Set task: Among the records below, find each line that includes the string "this" and copy it.

• • •

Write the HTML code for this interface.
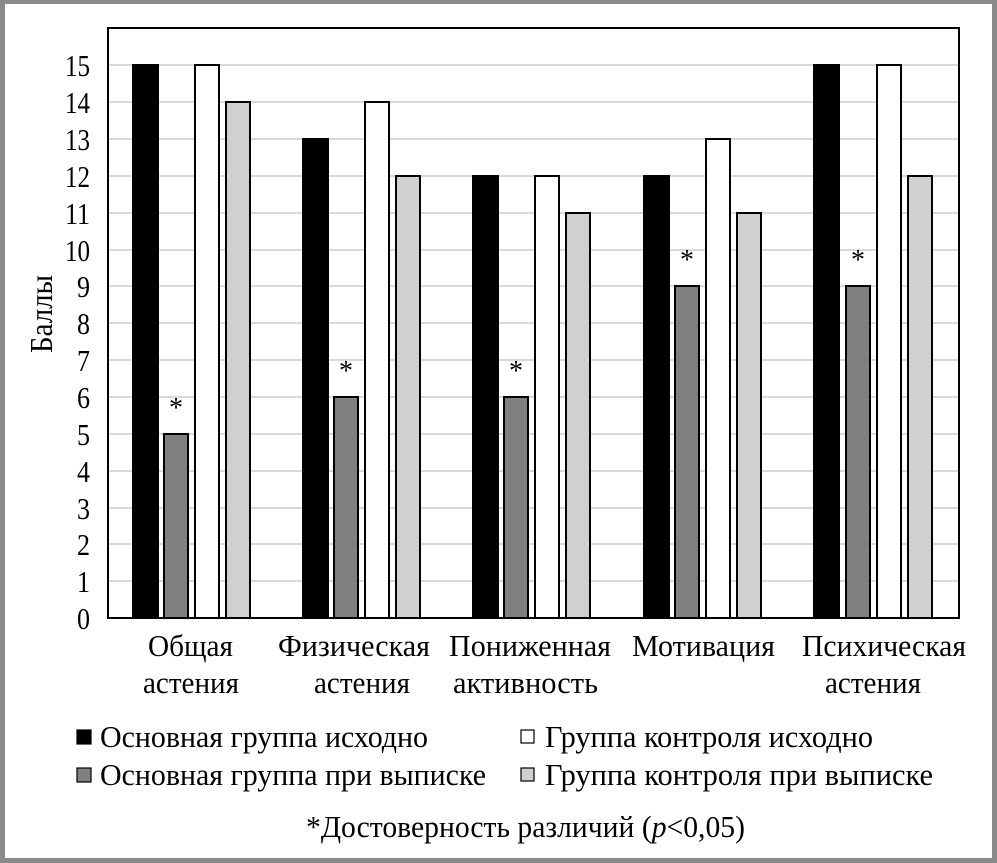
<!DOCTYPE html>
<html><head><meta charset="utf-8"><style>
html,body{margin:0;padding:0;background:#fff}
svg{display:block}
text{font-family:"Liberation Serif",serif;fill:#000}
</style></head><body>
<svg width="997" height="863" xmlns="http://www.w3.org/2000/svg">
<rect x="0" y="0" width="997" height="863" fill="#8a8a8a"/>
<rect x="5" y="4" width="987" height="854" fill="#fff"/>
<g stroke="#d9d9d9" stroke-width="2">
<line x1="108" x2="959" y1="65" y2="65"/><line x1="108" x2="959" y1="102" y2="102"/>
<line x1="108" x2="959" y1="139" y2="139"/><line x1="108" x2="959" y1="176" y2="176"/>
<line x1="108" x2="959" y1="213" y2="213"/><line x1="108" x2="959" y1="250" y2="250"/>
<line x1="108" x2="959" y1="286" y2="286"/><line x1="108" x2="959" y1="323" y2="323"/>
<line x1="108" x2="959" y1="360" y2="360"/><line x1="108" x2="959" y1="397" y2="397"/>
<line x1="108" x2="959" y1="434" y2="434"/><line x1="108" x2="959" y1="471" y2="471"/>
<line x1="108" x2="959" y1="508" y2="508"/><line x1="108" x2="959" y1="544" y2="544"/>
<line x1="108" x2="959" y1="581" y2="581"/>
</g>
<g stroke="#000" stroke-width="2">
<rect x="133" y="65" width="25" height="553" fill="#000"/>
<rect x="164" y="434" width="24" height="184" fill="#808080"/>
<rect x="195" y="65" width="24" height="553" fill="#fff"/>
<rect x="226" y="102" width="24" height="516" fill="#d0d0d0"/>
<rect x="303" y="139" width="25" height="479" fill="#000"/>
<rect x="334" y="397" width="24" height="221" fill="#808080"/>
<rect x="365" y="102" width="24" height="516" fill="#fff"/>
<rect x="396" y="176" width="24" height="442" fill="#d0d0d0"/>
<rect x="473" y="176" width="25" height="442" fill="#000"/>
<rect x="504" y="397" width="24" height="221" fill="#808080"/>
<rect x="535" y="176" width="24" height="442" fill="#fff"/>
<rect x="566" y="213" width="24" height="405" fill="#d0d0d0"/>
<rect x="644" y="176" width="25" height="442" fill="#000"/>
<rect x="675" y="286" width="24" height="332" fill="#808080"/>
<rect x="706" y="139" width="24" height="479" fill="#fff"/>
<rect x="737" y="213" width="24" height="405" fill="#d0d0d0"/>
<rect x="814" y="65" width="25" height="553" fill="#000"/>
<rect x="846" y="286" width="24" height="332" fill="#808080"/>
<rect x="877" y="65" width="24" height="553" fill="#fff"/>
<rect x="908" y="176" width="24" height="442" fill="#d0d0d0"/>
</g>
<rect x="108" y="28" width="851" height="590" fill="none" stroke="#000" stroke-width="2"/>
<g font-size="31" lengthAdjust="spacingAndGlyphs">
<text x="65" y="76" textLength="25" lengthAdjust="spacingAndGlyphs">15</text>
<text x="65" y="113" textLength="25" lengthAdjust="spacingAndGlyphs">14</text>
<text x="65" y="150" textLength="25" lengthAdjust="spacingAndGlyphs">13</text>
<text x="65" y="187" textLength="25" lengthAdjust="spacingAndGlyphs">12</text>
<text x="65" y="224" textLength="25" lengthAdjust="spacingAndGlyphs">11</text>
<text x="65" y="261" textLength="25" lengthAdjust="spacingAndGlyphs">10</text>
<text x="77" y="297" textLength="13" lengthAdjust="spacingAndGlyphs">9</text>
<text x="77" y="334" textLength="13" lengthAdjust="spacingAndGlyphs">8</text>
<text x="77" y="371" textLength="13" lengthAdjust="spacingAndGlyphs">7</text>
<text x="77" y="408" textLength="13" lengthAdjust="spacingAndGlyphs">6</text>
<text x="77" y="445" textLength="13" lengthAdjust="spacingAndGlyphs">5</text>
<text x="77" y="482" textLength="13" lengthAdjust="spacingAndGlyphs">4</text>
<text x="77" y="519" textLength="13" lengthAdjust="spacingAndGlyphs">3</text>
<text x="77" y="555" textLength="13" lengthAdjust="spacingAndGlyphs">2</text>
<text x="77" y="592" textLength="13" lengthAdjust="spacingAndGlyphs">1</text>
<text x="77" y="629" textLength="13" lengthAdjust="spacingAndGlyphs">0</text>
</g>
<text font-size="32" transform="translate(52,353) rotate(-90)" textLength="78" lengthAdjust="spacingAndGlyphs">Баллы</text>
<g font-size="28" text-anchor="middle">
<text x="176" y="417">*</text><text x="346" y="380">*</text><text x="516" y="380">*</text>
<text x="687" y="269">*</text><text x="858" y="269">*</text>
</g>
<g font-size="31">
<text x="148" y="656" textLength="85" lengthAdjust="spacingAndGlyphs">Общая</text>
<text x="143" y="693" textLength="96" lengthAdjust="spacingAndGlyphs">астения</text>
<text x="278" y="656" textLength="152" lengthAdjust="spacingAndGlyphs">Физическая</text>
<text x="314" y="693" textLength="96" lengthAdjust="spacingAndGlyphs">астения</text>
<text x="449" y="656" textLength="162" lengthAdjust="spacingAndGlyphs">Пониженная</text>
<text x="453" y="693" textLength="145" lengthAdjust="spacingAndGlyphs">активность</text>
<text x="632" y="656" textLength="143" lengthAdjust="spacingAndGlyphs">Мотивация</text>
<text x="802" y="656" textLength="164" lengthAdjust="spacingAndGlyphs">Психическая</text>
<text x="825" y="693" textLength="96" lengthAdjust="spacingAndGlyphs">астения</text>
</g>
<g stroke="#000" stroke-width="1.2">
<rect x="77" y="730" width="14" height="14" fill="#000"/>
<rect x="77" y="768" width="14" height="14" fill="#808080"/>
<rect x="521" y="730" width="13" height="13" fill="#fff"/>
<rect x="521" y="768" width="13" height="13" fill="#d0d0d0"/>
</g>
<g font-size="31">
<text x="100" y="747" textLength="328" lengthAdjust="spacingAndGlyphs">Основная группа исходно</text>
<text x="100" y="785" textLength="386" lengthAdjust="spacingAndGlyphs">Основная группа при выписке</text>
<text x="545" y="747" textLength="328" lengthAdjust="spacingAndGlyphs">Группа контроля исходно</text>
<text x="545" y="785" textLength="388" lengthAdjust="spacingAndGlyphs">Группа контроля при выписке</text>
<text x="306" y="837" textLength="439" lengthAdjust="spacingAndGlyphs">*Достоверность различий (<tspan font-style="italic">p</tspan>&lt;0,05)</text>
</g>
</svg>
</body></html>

• • •

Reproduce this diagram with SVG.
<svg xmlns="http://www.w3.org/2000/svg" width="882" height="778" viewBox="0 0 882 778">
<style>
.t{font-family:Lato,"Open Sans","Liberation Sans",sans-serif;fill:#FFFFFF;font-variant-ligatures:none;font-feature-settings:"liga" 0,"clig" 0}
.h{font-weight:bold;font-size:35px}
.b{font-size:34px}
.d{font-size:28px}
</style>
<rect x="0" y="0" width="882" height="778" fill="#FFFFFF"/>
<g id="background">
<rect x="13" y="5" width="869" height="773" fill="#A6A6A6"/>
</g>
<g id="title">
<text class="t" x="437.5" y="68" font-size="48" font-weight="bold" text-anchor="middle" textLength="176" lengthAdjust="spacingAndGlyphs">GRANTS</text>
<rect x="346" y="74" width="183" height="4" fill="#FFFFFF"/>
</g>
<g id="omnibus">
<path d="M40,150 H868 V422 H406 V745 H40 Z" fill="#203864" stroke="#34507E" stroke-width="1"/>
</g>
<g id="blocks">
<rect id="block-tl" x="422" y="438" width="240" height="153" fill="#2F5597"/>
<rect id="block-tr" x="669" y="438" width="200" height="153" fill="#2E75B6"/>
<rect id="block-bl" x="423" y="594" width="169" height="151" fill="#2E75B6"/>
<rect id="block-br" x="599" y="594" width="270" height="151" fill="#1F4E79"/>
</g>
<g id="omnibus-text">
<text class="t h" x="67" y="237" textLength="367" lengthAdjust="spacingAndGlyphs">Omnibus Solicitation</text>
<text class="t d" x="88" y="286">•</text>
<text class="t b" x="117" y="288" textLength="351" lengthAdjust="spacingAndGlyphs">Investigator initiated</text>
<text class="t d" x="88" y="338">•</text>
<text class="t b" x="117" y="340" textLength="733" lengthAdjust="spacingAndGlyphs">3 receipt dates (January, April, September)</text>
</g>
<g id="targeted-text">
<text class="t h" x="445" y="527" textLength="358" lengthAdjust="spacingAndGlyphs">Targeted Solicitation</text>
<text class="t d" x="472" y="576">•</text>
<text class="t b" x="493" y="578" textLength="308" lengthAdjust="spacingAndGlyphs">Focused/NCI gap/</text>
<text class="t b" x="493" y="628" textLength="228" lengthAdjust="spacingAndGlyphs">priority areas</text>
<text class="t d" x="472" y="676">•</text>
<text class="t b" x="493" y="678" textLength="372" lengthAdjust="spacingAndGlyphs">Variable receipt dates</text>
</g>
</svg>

• • •

Exercise output:
Write the HTML code for this interface.
Reproduce this diagram with SVG.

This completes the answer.